Hacker News new | ask | show | jobs
gauged: a time series database (github.com)
22 points by chrisohara 4468 days ago
2 comments

Interesting storage method; I like it. Some notes:

- A MySQL backend should be very fast, but scaling it into multiple shards will have to be an exercise for the user. Perhaps CitusDB (PostgreSQL compatible) could be useful here.

- Metrics cannot be tagged. This will make it useless for any sort of rollups or breakdowns ("give me the sum of requests over my servers in the XYZ data center"; "give me the requests for each server in the XYZ data center by hostname").

The second issue in particular needs attention before it can complete with enterprise-grade metrics solutions such as Datadog.

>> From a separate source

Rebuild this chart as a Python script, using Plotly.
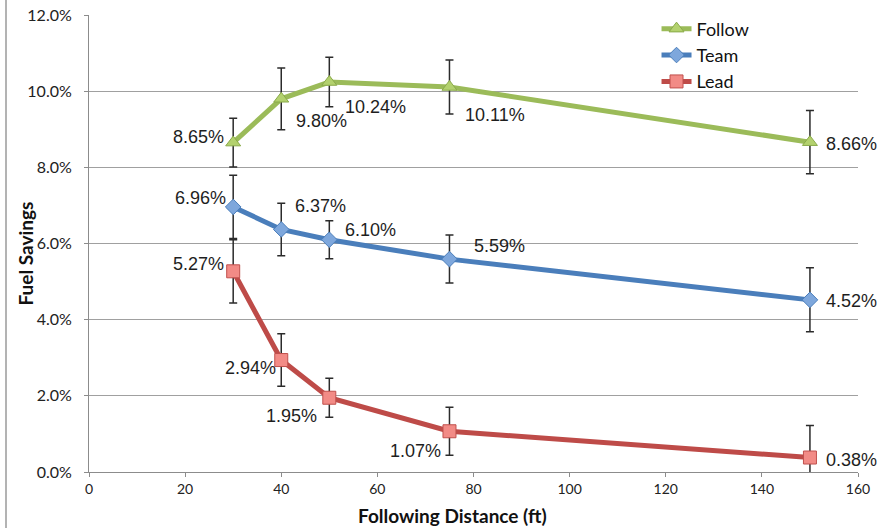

Tagging would be the next addition. I added the ability to search for keys by prefix quite efficiently, so provided one stored keys like "requests:server1", "requests:server2", one could easily run the following

    requests = 0
    for key in gauged.keys('requests:'):
        requests += gauged.aggregate(key, Gauged.SUM, start=-Gauged.WEEK)
Tagging needs to be multi-dimensional to be effective (e.g., host=X, device=Y, interface=Z, etc.)
I'd love to see an honest comparison against RRDtool. You mention it once in "Support for sparse data (unlike the fixed-size RRDtool)".

What are the other advantages, disadvantages and trade-offs?